- **TASK GOAL**: In the listing below, find the line with "import * as", then repeat exactly every line from the top through that one.

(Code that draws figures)

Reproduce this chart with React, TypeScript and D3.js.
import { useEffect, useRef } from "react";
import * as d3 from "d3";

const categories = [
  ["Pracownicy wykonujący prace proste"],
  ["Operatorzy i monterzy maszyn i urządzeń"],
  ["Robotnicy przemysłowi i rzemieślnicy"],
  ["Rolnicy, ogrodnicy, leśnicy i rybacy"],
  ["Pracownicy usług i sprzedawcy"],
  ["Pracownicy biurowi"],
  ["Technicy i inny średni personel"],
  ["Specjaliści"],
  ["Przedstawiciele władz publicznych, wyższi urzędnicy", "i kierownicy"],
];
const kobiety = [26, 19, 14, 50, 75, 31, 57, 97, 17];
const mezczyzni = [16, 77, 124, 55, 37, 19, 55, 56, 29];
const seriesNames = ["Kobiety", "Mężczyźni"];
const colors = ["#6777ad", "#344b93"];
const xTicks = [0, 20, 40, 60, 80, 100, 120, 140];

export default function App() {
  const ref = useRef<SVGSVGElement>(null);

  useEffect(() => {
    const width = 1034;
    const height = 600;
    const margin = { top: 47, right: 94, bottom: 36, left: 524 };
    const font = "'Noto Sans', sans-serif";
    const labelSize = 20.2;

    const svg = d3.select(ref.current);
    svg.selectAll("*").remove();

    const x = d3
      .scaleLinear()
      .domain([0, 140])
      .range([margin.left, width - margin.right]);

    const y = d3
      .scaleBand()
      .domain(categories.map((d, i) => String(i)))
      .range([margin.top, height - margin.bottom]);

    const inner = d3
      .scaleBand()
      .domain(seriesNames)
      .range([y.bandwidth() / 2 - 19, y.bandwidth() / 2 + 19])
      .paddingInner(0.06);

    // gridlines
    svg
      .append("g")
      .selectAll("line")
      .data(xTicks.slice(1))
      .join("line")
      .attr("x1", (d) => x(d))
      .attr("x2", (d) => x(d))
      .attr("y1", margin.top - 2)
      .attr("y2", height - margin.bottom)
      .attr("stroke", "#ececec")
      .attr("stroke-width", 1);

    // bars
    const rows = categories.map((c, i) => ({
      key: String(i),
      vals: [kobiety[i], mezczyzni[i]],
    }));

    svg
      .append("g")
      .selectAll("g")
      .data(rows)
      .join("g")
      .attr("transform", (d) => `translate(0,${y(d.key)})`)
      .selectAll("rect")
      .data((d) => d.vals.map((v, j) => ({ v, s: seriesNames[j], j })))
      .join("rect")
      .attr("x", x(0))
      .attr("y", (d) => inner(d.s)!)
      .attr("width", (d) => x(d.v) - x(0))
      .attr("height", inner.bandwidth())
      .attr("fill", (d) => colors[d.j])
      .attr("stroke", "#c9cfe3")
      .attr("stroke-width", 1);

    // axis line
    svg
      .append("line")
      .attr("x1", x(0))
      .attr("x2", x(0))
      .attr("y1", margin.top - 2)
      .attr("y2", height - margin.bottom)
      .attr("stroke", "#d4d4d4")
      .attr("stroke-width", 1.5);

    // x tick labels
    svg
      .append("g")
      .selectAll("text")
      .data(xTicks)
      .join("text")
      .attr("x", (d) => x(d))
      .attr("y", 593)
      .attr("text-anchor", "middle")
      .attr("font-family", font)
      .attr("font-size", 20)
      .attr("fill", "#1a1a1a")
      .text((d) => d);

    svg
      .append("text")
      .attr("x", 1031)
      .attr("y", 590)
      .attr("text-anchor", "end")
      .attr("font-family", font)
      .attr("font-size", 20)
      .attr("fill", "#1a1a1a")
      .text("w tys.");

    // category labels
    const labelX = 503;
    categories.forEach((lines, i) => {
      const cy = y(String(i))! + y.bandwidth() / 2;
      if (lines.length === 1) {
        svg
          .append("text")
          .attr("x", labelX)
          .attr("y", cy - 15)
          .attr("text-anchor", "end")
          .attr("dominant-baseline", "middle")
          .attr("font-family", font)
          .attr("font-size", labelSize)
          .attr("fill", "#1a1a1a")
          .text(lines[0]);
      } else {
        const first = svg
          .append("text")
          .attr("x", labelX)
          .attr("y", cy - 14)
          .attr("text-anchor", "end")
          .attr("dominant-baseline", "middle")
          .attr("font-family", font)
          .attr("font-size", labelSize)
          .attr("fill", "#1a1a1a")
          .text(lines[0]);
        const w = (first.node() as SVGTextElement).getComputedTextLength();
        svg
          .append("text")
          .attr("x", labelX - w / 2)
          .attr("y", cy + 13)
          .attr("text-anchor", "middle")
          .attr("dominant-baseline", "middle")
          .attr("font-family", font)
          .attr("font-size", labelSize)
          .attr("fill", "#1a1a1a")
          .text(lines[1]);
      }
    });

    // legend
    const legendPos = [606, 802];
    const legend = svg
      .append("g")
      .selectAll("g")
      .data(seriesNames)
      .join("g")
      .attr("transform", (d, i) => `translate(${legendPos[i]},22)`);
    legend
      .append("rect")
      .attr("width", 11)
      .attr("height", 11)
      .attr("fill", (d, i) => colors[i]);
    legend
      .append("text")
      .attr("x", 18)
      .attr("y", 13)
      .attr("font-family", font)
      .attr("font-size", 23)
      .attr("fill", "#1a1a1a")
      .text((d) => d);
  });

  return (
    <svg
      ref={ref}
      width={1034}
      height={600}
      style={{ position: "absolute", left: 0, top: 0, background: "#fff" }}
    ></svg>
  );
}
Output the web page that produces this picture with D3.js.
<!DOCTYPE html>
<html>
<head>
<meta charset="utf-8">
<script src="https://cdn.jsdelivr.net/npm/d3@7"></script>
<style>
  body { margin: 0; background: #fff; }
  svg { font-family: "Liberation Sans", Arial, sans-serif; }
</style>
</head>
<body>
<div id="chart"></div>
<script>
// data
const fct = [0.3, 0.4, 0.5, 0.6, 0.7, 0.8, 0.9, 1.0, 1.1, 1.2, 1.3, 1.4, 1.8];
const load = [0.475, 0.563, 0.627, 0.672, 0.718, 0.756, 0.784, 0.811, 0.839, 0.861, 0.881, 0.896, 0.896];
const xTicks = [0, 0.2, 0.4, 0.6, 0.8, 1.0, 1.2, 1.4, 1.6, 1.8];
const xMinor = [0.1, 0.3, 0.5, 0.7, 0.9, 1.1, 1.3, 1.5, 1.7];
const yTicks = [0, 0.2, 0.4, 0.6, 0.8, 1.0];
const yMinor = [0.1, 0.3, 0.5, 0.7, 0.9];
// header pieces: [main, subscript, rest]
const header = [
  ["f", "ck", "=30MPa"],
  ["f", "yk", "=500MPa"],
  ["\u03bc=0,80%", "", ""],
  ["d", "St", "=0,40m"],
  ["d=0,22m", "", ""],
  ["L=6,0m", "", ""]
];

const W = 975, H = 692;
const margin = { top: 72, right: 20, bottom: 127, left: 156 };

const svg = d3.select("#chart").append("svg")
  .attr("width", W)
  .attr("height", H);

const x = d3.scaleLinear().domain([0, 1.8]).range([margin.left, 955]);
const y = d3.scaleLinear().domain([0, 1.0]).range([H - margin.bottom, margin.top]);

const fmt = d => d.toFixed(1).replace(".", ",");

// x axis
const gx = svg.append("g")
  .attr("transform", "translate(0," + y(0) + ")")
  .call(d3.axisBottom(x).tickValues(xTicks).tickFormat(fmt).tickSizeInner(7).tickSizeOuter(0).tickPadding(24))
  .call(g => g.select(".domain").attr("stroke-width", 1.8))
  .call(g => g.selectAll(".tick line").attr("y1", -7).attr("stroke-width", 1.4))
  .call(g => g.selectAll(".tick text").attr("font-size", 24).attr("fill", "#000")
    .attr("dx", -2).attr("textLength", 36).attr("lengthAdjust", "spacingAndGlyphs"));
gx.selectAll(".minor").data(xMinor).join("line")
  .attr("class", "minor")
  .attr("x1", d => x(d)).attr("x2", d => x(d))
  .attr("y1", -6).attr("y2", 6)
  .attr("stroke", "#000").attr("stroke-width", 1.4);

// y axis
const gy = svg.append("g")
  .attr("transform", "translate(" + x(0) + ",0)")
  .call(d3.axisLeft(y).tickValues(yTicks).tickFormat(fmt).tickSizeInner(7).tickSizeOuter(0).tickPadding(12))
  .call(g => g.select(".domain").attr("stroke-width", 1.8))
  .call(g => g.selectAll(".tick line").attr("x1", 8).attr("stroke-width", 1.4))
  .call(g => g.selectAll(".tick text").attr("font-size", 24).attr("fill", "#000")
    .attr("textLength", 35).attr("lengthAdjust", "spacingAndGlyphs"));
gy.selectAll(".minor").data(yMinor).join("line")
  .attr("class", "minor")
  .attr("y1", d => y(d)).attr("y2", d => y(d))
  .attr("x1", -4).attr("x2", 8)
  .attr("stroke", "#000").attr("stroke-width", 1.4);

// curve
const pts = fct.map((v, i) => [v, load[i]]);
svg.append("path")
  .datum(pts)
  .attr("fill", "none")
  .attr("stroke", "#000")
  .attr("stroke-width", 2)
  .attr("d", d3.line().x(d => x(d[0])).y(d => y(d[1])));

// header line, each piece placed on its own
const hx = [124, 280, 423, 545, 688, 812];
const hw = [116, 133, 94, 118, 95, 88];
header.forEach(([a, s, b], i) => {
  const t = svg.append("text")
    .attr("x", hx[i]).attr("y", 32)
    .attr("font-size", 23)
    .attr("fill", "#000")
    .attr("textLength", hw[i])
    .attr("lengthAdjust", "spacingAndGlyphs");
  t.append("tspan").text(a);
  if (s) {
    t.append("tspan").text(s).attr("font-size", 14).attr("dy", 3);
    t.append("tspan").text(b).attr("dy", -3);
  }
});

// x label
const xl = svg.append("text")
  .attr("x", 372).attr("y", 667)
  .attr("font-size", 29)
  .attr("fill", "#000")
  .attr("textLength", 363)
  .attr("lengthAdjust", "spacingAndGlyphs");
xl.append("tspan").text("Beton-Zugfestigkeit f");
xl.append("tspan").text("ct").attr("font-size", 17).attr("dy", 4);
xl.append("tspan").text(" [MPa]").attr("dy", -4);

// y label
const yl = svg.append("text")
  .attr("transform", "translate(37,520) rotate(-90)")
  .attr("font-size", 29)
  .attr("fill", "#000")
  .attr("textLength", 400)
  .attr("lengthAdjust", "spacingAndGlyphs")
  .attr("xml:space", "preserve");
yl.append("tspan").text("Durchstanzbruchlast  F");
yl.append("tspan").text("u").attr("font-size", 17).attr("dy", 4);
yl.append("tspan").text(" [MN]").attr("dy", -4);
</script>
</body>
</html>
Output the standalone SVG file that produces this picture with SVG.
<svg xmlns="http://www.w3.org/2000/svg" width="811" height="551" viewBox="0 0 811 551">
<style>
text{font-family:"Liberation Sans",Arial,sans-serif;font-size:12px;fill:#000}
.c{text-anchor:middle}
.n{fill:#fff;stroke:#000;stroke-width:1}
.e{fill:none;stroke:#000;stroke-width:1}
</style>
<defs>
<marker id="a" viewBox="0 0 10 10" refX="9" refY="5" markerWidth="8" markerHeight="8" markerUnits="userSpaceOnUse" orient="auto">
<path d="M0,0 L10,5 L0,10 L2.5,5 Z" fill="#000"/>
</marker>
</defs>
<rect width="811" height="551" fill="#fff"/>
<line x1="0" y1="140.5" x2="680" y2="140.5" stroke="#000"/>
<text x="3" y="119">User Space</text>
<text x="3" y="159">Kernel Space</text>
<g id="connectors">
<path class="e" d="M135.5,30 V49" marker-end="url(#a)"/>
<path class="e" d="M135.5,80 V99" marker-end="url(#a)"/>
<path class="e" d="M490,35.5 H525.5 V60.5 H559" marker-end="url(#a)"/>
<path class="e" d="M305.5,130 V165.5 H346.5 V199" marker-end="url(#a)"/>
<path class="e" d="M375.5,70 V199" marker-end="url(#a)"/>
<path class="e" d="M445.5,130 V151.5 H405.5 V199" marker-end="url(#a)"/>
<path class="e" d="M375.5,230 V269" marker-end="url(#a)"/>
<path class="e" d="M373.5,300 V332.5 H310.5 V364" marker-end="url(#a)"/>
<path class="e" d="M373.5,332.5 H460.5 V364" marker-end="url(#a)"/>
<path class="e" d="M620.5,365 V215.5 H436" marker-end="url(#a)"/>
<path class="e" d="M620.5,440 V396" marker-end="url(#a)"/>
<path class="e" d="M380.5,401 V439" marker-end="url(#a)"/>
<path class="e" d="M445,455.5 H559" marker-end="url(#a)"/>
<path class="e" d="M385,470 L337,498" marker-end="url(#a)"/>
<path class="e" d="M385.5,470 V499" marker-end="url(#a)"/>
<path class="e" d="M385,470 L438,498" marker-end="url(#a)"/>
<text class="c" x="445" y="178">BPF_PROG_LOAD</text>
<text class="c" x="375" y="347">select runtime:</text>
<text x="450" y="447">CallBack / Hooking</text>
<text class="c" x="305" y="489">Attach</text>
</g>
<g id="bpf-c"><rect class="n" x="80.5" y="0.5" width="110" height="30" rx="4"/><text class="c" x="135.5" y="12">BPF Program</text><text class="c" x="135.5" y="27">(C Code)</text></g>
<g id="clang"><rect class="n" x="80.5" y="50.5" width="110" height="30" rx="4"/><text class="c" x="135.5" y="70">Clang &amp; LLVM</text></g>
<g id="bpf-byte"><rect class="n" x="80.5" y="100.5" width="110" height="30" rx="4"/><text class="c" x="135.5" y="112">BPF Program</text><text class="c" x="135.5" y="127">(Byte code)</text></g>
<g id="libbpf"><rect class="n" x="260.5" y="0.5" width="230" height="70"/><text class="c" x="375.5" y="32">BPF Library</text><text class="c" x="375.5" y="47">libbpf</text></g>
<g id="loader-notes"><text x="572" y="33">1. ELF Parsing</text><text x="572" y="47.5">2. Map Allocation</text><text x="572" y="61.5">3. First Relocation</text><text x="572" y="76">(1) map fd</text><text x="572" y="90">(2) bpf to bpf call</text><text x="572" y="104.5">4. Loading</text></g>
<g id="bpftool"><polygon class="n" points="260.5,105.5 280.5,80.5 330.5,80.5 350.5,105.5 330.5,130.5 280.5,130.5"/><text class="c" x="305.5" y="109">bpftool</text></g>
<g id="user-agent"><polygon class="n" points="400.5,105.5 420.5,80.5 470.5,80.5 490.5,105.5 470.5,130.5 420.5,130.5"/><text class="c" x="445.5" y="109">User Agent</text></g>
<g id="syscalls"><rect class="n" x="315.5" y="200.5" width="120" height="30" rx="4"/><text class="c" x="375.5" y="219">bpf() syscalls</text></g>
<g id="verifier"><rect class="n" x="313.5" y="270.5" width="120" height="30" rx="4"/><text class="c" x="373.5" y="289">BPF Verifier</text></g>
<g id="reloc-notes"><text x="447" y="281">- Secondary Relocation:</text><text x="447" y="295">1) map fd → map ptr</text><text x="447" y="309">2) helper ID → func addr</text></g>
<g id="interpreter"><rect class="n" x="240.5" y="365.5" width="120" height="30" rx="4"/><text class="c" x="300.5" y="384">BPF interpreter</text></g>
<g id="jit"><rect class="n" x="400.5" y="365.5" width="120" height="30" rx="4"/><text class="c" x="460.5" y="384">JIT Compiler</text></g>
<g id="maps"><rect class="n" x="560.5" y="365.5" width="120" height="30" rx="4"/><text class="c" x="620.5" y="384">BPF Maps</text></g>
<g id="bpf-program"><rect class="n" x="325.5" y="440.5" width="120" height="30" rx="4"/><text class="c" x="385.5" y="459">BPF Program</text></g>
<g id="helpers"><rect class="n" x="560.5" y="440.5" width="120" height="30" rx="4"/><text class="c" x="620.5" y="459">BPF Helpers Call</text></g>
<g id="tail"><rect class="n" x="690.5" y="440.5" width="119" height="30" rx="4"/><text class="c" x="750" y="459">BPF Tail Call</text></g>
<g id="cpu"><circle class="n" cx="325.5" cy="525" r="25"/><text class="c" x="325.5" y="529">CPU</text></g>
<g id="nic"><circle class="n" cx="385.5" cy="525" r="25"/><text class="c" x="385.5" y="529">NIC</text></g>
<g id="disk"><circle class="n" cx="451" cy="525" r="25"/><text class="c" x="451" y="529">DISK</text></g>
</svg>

- **OUTPUT BELOW**:
Reproduce this chart with React, TypeScript and D3.js.
import { useEffect, useRef } from "react";
import * as d3 from "d3";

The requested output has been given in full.